(Goal of the exercise) Look for the line containing "Clone this chart in D3.js." and the line containing "var yMinor = d3.range(0.015, 0.0851, 0.005);"; retype them and all lines between, exactly, and leave out the pictures.

(Record list)
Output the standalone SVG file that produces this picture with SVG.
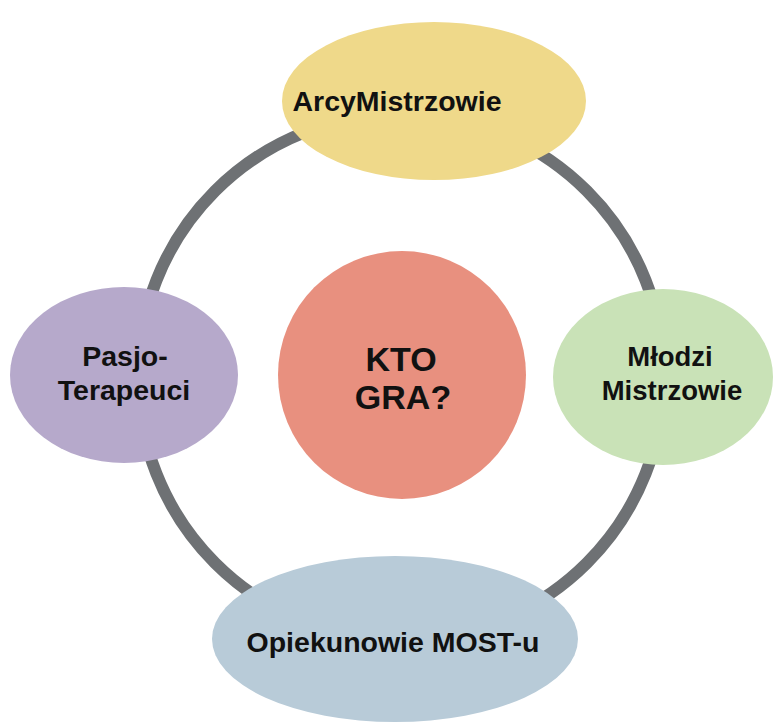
<svg xmlns="http://www.w3.org/2000/svg" width="774" height="724" viewBox="0 0 774 724">
<style>
  .lbl { font-family: "Liberation Sans", Arial, sans-serif; font-weight: bold; fill: #111; text-anchor: middle; }
  .ring { fill: none; stroke: #6e7174; stroke-width: 12; }
</style>
<rect width="774" height="724" fill="#ffffff"/>
<g id="connectors">
  <circle class="ring" cx="401" cy="377" r="263"/>
</g>
<g id="node-top">
  <ellipse cx="434" cy="101" rx="152" ry="79" fill="#efd98a"/>
  <text class="lbl" x="397" y="111" font-size="28.5">ArcyMistrzowie</text>
</g>
<g id="node-left">
  <ellipse cx="124" cy="375" rx="114" ry="88" fill="#b6a9cb"/>
  <text class="lbl" x="125" y="366" font-size="28.5">Pasjo-</text>
  <text class="lbl" x="124" y="400" font-size="28.5">Terapeuci</text>
</g>
<g id="node-right">
  <ellipse cx="663" cy="377" rx="110" ry="88" fill="#c9e2b7"/>
  <text class="lbl" x="670" y="366" font-size="27.5">Młodzi</text>
  <text class="lbl" x="672" y="400" font-size="27.5">Mistrzowie</text>
</g>
<g id="node-bottom">
  <ellipse cx="395" cy="639" rx="183" ry="83" fill="#b8cbd8"/>
  <text class="lbl" x="393" y="652" font-size="28.5">Opiekunowie MOST-u</text>
</g>
<g id="node-center">
  <circle cx="402" cy="375" r="124" fill="#e8907f"/>
  <text class="lbl" x="401" y="371" font-size="34">KTO</text>
  <text class="lbl" x="403" y="409" font-size="34">GRA?</text>
</g>
</svg>
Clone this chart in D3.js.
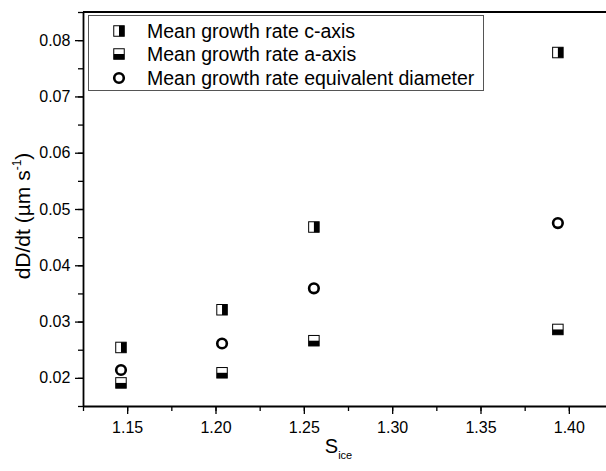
<!DOCTYPE html>
<html>
<head>
<meta charset="utf-8">
<script src="https://cdn.jsdelivr.net/npm/d3@7"></script>
<style>
  body { margin: 0; background: #fff; }
  text { font-family: "Liberation Sans", Arial, sans-serif; fill: #000; }
</style>
</head>
<body>
<div id="chart"></div>
<script>
// data
var sIce = [1.1465, 1.2037, 1.2557, 1.3938];
var cAxis = [0.0254, 0.0321, 0.0468, 0.0778];
var aAxis = [0.0191, 0.0209, 0.0266, 0.0286];
var eqDiam = [0.0214, 0.0261, 0.0359, 0.0475];
var xTicks = [1.15, 1.20, 1.25, 1.30, 1.35, 1.40];
var yTicks = [0.02, 0.03, 0.04, 0.05, 0.06, 0.07, 0.08];
var legendLabels = ["Mean growth rate c-axis", "Mean growth rate a-axis", "Mean growth rate equivalent diameter"];

var width = 606, height = 471;
var svg = d3.select("#chart").append("svg")
    .attr("width", width)
    .attr("height", height);

// plot spans past the right edge, the original is cropped there
var x = d3.scaleLinear().domain([1.125, 1.425]).range([83, 613]);
var y = d3.scaleLinear().domain([0.015, 0.085]).range([406, 12]);

//minor ticks halfway between majors
var xMinor = d3.range(1.125, 1.426, 0.025);
var yMinor = d3.range(0.015, 0.0851, 0.005);

var xAxis = svg.append("g")
    .attr("transform", "translate(0," + y(0.015) + ")")
    .call(d3.axisBottom(x).tickValues(xMinor).tickSize(5).tickFormat(""));
xAxis.selectAll("path").remove();
xAxis.selectAll("line").attr("stroke-width", 1.3);

var xMajor = svg.append("g")
    .attr("transform", "translate(0," + y(0.015) + ")")
    .call(d3.axisBottom(x).tickValues(xTicks).tickSize(8).tickSizeOuter(0).tickFormat(d3.format(".2f")));
xMajor.select("path").attr("stroke-width", 1.8);
xMajor.selectAll("line").attr("stroke-width", 1.3);
xMajor.selectAll("text").attr("font-size", 16).attr("dy", "1.0em")
    .style("font-family", "Liberation Sans, Arial, sans-serif").attr("fill", "#222");

var yMin = svg.append("g")
    .attr("transform", "translate(" + x(1.125) + ",0)")
    .call(d3.axisLeft(y).tickValues(yMinor).tickSize(5).tickFormat(""));
yMin.selectAll("path").remove();
yMin.selectAll("line").attr("stroke-width", 1.3);

var yMajor = svg.append("g")
    .attr("transform", "translate(" + x(1.125) + ",0)")
    .call(d3.axisLeft(y).tickValues(yTicks).tickSize(8).tickSizeOuter(0).tickFormat(d3.format(".2f")));
yMajor.select("path").attr("stroke-width", 1.8);
yMajor.selectAll("line").attr("stroke-width", 1.3);
yMajor.selectAll("text").attr("font-size", 16).attr("dx", "-0.1em")
    .style("font-family", "Liberation Sans, Arial, sans-serif").attr("fill", "#222");

// top frame line
svg.append("line")
    .attr("x1", x(1.125)).attr("x2", x(1.425))
    .attr("y1", y(0.085)).attr("y2", y(0.085))
    .attr("stroke", "#000").attr("stroke-width", 1.8);

// axis titles
var xt = svg.append("text")
    .attr("x", (x(1.125) + 606) / 2 - 6)
    .attr("y", 453)
    .attr("text-anchor", "middle")
    .attr("font-size", 20);
xt.append("tspan").text("S");
xt.append("tspan").attr("font-size", 11).attr("dy", 6).text("ice");

var yt = svg.append("text")
    .attr("transform", "translate(30,216) rotate(-90)")
    .attr("text-anchor", "middle")
    .attr("font-size", 21);
yt.append("tspan").text("dD/dt (\u00b5m s");
yt.append("tspan").attr("font-size", 12).attr("dy", -9).text("-1");
yt.append("tspan").attr("dy", 9).text(")");

var sq = 10.5;

function halfSquare(g, cx, cy, vertical) {
    g.append("rect")
        .attr("x", cx - sq / 2).attr("y", cy - sq / 2)
        .attr("width", sq).attr("height", sq)
        .attr("fill", "#fff").attr("stroke", "none");
    if (vertical) {
        g.append("rect")
            .attr("x", cx).attr("y", cy - sq / 2)
            .attr("width", sq / 2).attr("height", sq)
            .attr("fill", "#000");
    } else {
        g.append("rect")
            .attr("x", cx - sq / 2).attr("y", cy)
            .attr("width", sq).attr("height", sq / 2)
            .attr("fill", "#000");
    }
    g.append("rect")
        .attr("x", cx - sq / 2).attr("y", cy - sq / 2)
        .attr("width", sq).attr("height", sq)
        .attr("fill", "none").attr("stroke", "#000").attr("stroke-width", 1);
}

function circleMark(g, cx, cy) {
    g.append("circle")
        .attr("cx", cx).attr("cy", cy).attr("r", 4.8)
        .attr("fill", "#fff").attr("stroke", "#000").attr("stroke-width", 2.6);
}

var marks = svg.append("g");
sIce.forEach(function (s, i) {
    halfSquare(marks, x(s), y(cAxis[i]), true);
    halfSquare(marks, x(s), y(aAxis[i]), false);
    circleMark(marks, x(s), y(eqDiam[i]));
});

// legend
var legend = svg.append("g");
legend.append("rect")
    .attr("x", 88.5).attr("y", 15.5)
    .attr("width", 395).attr("height", 75)
    .attr("fill", "#fff").attr("stroke", "#555").attr("stroke-width", 1);

var rowY = [31, 54, 78];
halfSquare(legend, 119, rowY[0], true);
halfSquare(legend, 119, rowY[1], false);
circleMark(legend, 119, rowY[2]);

legend.selectAll("text.lab").data(legendLabels).enter()
    .append("text")
    .attr("class", "lab")
    .attr("x", 147)
    .attr("y", function (d, i) { return rowY[i] + 7; })
    .attr("font-size", 19.5)
    .text(function (d) { return d; });
</script>
</body>
</html>
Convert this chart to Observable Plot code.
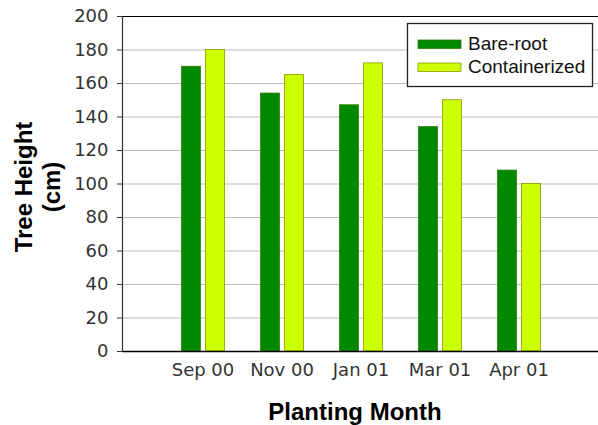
<!DOCTYPE html>
<html>
<head>
<meta charset="utf-8">
<script src="https://cdn.jsdelivr.net/npm/d3@7"></script>
<script src="https://cdn.jsdelivr.net/npm/@observablehq/plot@0.6"></script>
<style>
  html, body { margin: 0; padding: 0; background: #fff; }
  #chart { width: 598px; height: 425px; }
</style>
</head>
<body>
<div id="chart"></div>
<script>
const months = ["Sep 00", "Nov 00", "Jan 01", "Mar 01", "Apr 01"];
const series = ["Bare-root", "Containerized"];
const bareRoot = [170, 154, 147, 134, 108];
const containerized = [180, 165, 172, 150, 100];
const yTicks = [0, 20, 40, 60, 80, 100, 120, 140, 160, 180, 200];
const colors = ["#008800", "#ccff00"];
const strokes = ["#2f7f00", "#8f9600"];

const bareData = months.map((m, i) => ({month: m, value: bareRoot[i]}));
const contData = months.map((m, i) => ({month: m, value: containerized[i]}));

const font = "'Liberation Sans', Arial, Helvetica, sans-serif";
const tickFont = "'DejaVu Sans', 'Liberation Sans', sans-serif";

const plot = Plot.plot({
  width: 598,
  height: 425,
  marginLeft: 122,
  marginRight: 0,
  marginTop: 16,
  marginBottom: 74,
  style: {fontFamily: tickFont, fontSize: "18px", color: "#333", background: "#fff"},
  x: {domain: months, paddingInner: 0, paddingOuter: 0.5, label: null},
  y: {domain: [0, 200], ticks: yTicks, label: null},
  marks: [
    Plot.gridY(yTicks, {stroke: "#bbb", strokeOpacity: 1}),
    Plot.axisY(yTicks, {tickSize: 5, tickPadding: 9, stroke: "#333", fill: "#333", fontSize: 18}),
    Plot.axisX({tickSize: 0, tickPadding: 12, fill: "#333", fontSize: 18}),
    Plot.barY(bareData, {x: "month", y: "value", fill: colors[0], stroke: strokes[0], strokeWidth: 0.8, insetLeft: 18.5, insetRight: 41.5}),
    Plot.barY(contData, {x: "month", y: "value", fill: colors[1], stroke: strokes[1], strokeWidth: 0.8, insetLeft: 42.5, insetRight: 17.5}),
    Plot.ruleY([0], {stroke: "#000", strokeWidth: 1.5}),
    Plot.ruleY([200], {stroke: "#000", strokeWidth: 1.2}),
    Plot.frame({anchor: "left", stroke: "#333", strokeWidth: 1.2})
  ]
});

const svg = d3.select(plot);

// Axis titles
svg.append("text")
  .attr("x", 355).attr("y", 420)
  .attr("text-anchor", "middle")
  .style("font-family", font).style("font-weight", "bold").style("font-size", "24px").attr("fill", "#000")
  .text("Planting Month");

const yTitle = svg.append("text")
  .attr("transform", "translate(32,187) rotate(-90)")
  .attr("text-anchor", "middle")
  .style("font-family", font).style("font-weight", "bold").style("font-size", "24px").attr("fill", "#000");
yTitle.append("tspan").attr("x", 0).attr("y", 0).text("Tree Height");
yTitle.append("tspan").attr("x", 0).attr("y", 28).text("(cm)");

// Legend
const lg = svg.append("g").attr("text-anchor", "start");
lg.append("rect").attr("x", 407.5).attr("y", 23.5).attr("width", 185).attr("height", 63)
  .attr("fill", "#fff").attr("stroke", "#222").attr("stroke-width", 1.3);
series.forEach((s, i) => {
  lg.append("rect").attr("x", 418).attr("y", 40 + i * 23).attr("width", 43).attr("height", 8.5)
    .attr("fill", colors[i]).attr("stroke", strokes[i]).attr("stroke-width", 0.8);
  lg.append("text").attr("x", 468).attr("y", 49.5 + i * 23).attr("text-anchor", "start")
    .style("font-family", font).style("font-size", "19px").attr("fill", "#111").text(s);
});

document.getElementById("chart").appendChild(plot);
</script>
</body>
</html>
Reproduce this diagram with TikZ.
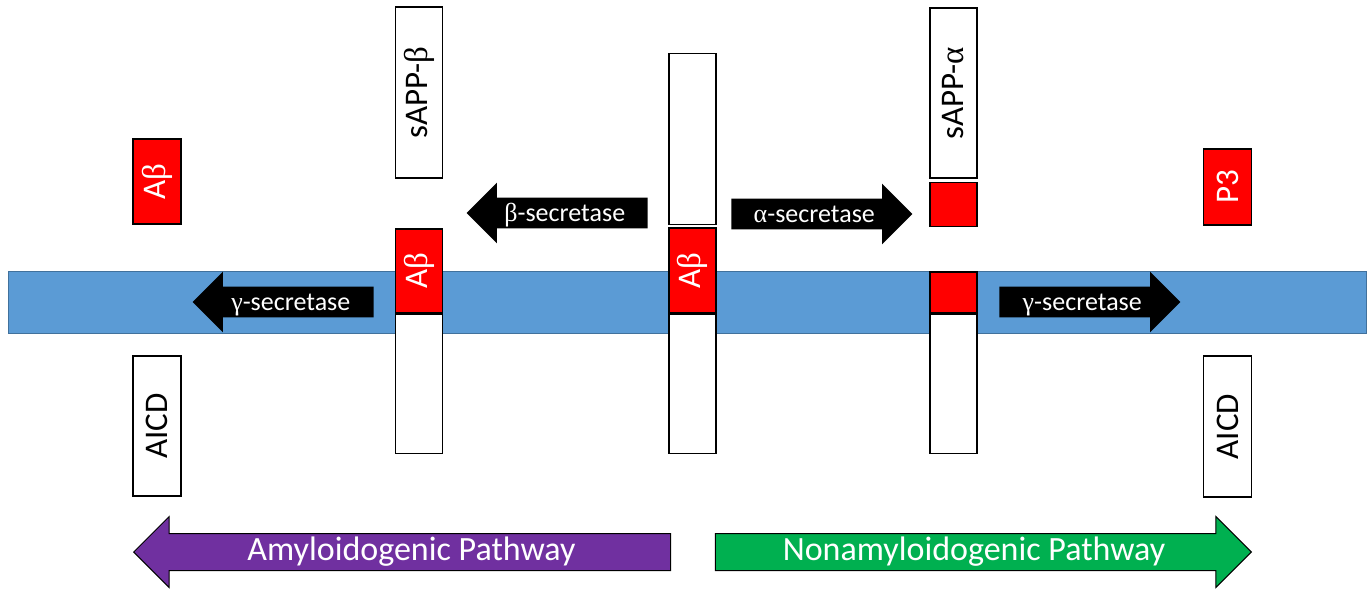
\documentclass[tikz,border=0pt]{standalone}
\usepackage{fontspec}
\setmainfont{Carlito}
\newfontfamily\greekfont{Liberation Serif}
\usetikzlibrary{positioning,shapes.arrows}
\definecolor{Membrane}{HTML}{5B9BD5}
\definecolor{MembraneEdge}{HTML}{41719C}
\definecolor{Frag}{HTML}{FF0000}
\definecolor{Amylo}{HTML}{7030A0}
\definecolor{NonAmylo}{HTML}{00B050}
\newcommand{\gr}[1]{{\greekfont #1}}
\newcommand{\up}[1]{\rotatebox{90}{#1}}

\begin{document}
\begin{tikzpicture}[x=0.5pt, y=-0.5pt,
  frag/.style={draw=black, line width=0.8pt, minimum width=23.5pt, inner sep=0pt, font=\fontsize{16.5}{18}\selectfont},
  abox/.style={frag, fill=Frag, text=white},
  wbox/.style={frag, fill=white},
  enz/.style={single arrow, fill=black, text=white, font=\fontsize{13}{15}\selectfont,
    text height=10pt, text depth=2pt, inner ysep=1.5pt, inner xsep=0pt,
    single arrow head extend=7.5pt, minimum height=90.5pt},
  way/.style={single arrow, draw=black, line width=0.5pt, text=white, font=\fontsize{17}{19}\selectfont,
    text height=11pt, text depth=3pt, inner ysep=2pt,
    single arrow head extend=8.5pt, minimum height=268.5pt}]

\useasboundingbox (0,0) rectangle (1368,588);

% membrane
\node[draw=MembraneEdge, fill=Membrane, minimum width=679pt, minimum height=31pt, inner sep=0pt] (mem) at (687,302) {};

% full APP
\node[abox, minimum height=42.5pt] (appAb) at (692.5,270.5) {\up{A\gr{β}}};
\node[wbox, minimum height=85.5pt, above=1pt of appAb] (app) {};
\node[wbox, minimum height=69.5pt, below=0pt of appAb] (appC) {};

% beta cut
\node[wbox, minimum height=85.5pt] (sappb) at (419,92.5) {\up{sAPP-\gr{β}}};
\node[abox, minimum height=42pt] (bAb) at (419,271) {\up{A\gr{β}}};
\node[wbox, minimum height=69.5pt, below=0pt of bAb] (bC) {};

% alpha cut
\node[wbox, minimum height=85pt] (sappa) at (953.5,93) {\up{sAPP-\gr{α}}};
\node[abox, minimum height=22pt, below=1.5pt of sappa] (aN) {};
\node[abox, minimum height=20.5pt] (aMem) at (953.5,292.5) {};
\node[wbox, minimum height=69.5pt, below=0pt of aMem] (aC) {};

% gamma products
\node[abox, minimum width=24pt, minimum height=42.5pt] (ab) at (157,181.5) {\up{A\gr{β}}};
\node[wbox, minimum width=24pt, minimum height=70pt] (aicdL) at (157,426) {\up{AICD}};
\node[abox, minimum width=24pt, minimum height=38pt] (p3) at (1227.5,187) {\up{P3}};
\node[wbox, minimum width=24pt, minimum height=70.5pt] (aicdR) at (1227.5,426.5) {\up{AICD}};

% secretases
\node[enz, shape border rotate=180, anchor=tip] (bsec) at (466,213) {\gr{β}-secretase};
\node[enz, anchor=tip] (asec) at (913,214) {\gr{α}-secretase};
\node[enz, shape border rotate=180, anchor=tip] (gsecL) at (192,302) {\gr{γ}-secretase};
\node[enz, anchor=tip] (gsecR) at (1181,302) {\gr{γ}-secretase};

% pathways
\node[way, fill=Amylo, shape border rotate=180, anchor=tip] (amy) at (133,552) {Amyloidogenic Pathway};
\node[way, fill=NonAmylo, anchor=tip, minimum height=268pt] (nonamy) at (1252,552) {Nonamyloidogenic Pathway};
\end{tikzpicture}
\end{document}
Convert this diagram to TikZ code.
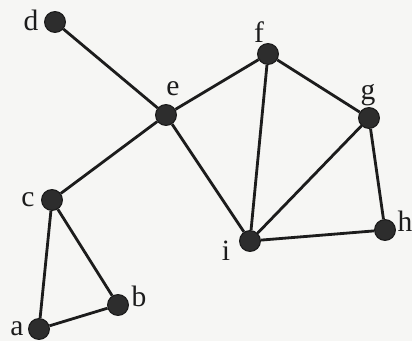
\documentclass[tikz,border=0pt]{standalone}
\usepackage{fontspec}
\setmainfont{Liberation Serif}
\usepackage{tikz}
\definecolor{paper}{RGB}{246,246,244}
\definecolor{ink}{RGB}{28,28,28}
\definecolor{dot}{RGB}{45,45,45}

\begin{document}
\begin{tikzpicture}[x=0.025cm, y=-0.025cm, vertex/.style={circle, fill=dot, draw=ink, line width=0.8pt, minimum size=0.52cm, inner sep=0pt}, vlabel/.style={inner sep=0pt, text=ink, font=\fontsize{21}{24}\selectfont}, edge/.style={draw=ink, line width=2pt}]
\fill[paper] (0,0) rectangle (412,341);
\useasboundingbox (0,0) rectangle (412,341);
\node[vertex] (d) at (55,22) {};
\node[vertex] (e) at (166,115) {};
\node[vertex] (f) at (268,54) {};
\node[vertex] (g) at (369,118) {};
\node[vertex] (c) at (52,200) {};
\node[vertex] (i) at (250,241) {};
\node[vertex] (h) at (385,230) {};
\node[vertex] (b) at (118,305) {};
\node[vertex] (a) at (39,329) {};
\node[vlabel] (ld) at (31,20) {d};
\node[vlabel] (le) at (173,89) {e};
\node[vlabel] (lf) at (259,32) {f};
\node[vlabel] (lg) at (368,95) {g};
\node[vlabel] (lc) at (28,200) {c};
\node[vlabel] (li) at (226,251) {i};
\node[vlabel] (lh) at (405,221) {h};
\node[vlabel] (lb) at (139,296) {b};
\node[vlabel] (la) at (17,329) {a};
\draw[edge] (d) -- (e);
\draw[edge] (e) -- (f);
\draw[edge] (f) -- (g);
\draw[edge] (g) -- (h);
\draw[edge] (h) -- (i);
\draw[edge] (i) -- (g);
\draw[edge] (i) -- (f);
\draw[edge] (i) -- (e);
\draw[edge] (e) -- (c);
\draw[edge] (c) -- (a);
\draw[edge] (c) -- (b);
\draw[edge] (a) -- (b);
\end{tikzpicture}
\end{document}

(Task result)
Clone this chart in D3.js.
<!DOCTYPE html>
<html>
<head>
<meta charset="utf-8">
<script src="https://cdn.jsdelivr.net/npm/d3@7"></script>
<style>
  body { margin: 0; background: #fff; }
  text { font-family: "Liberation Sans", Arial, sans-serif; fill: #000; }
</style>
</head>
<body>
<div id="chart"></div>
<script>
// data
var sIce = [1.1465, 1.2037, 1.2557, 1.3938];
var cAxis = [0.0254, 0.0321, 0.0468, 0.0778];
var aAxis = [0.0191, 0.0209, 0.0266, 0.0286];
var eqDiam = [0.0214, 0.0261, 0.0359, 0.0475];
var xTicks = [1.15, 1.20, 1.25, 1.30, 1.35, 1.40];
var yTicks = [0.02, 0.03, 0.04, 0.05, 0.06, 0.07, 0.08];
var legendLabels = ["Mean growth rate c-axis", "Mean growth rate a-axis", "Mean growth rate equivalent diameter"];

var width = 606, height = 471;
var svg = d3.select("#chart").append("svg")
    .attr("width", width)
    .attr("height", height);

// plot spans past the right edge, the original is cropped there
var x = d3.scaleLinear().domain([1.125, 1.425]).range([83, 613]);
var y = d3.scaleLinear().domain([0.015, 0.085]).range([406, 12]);

//minor ticks halfway between majors
var xMinor = d3.range(1.125, 1.426, 0.025);
var yMinor = d3.range(0.015, 0.0851, 0.005);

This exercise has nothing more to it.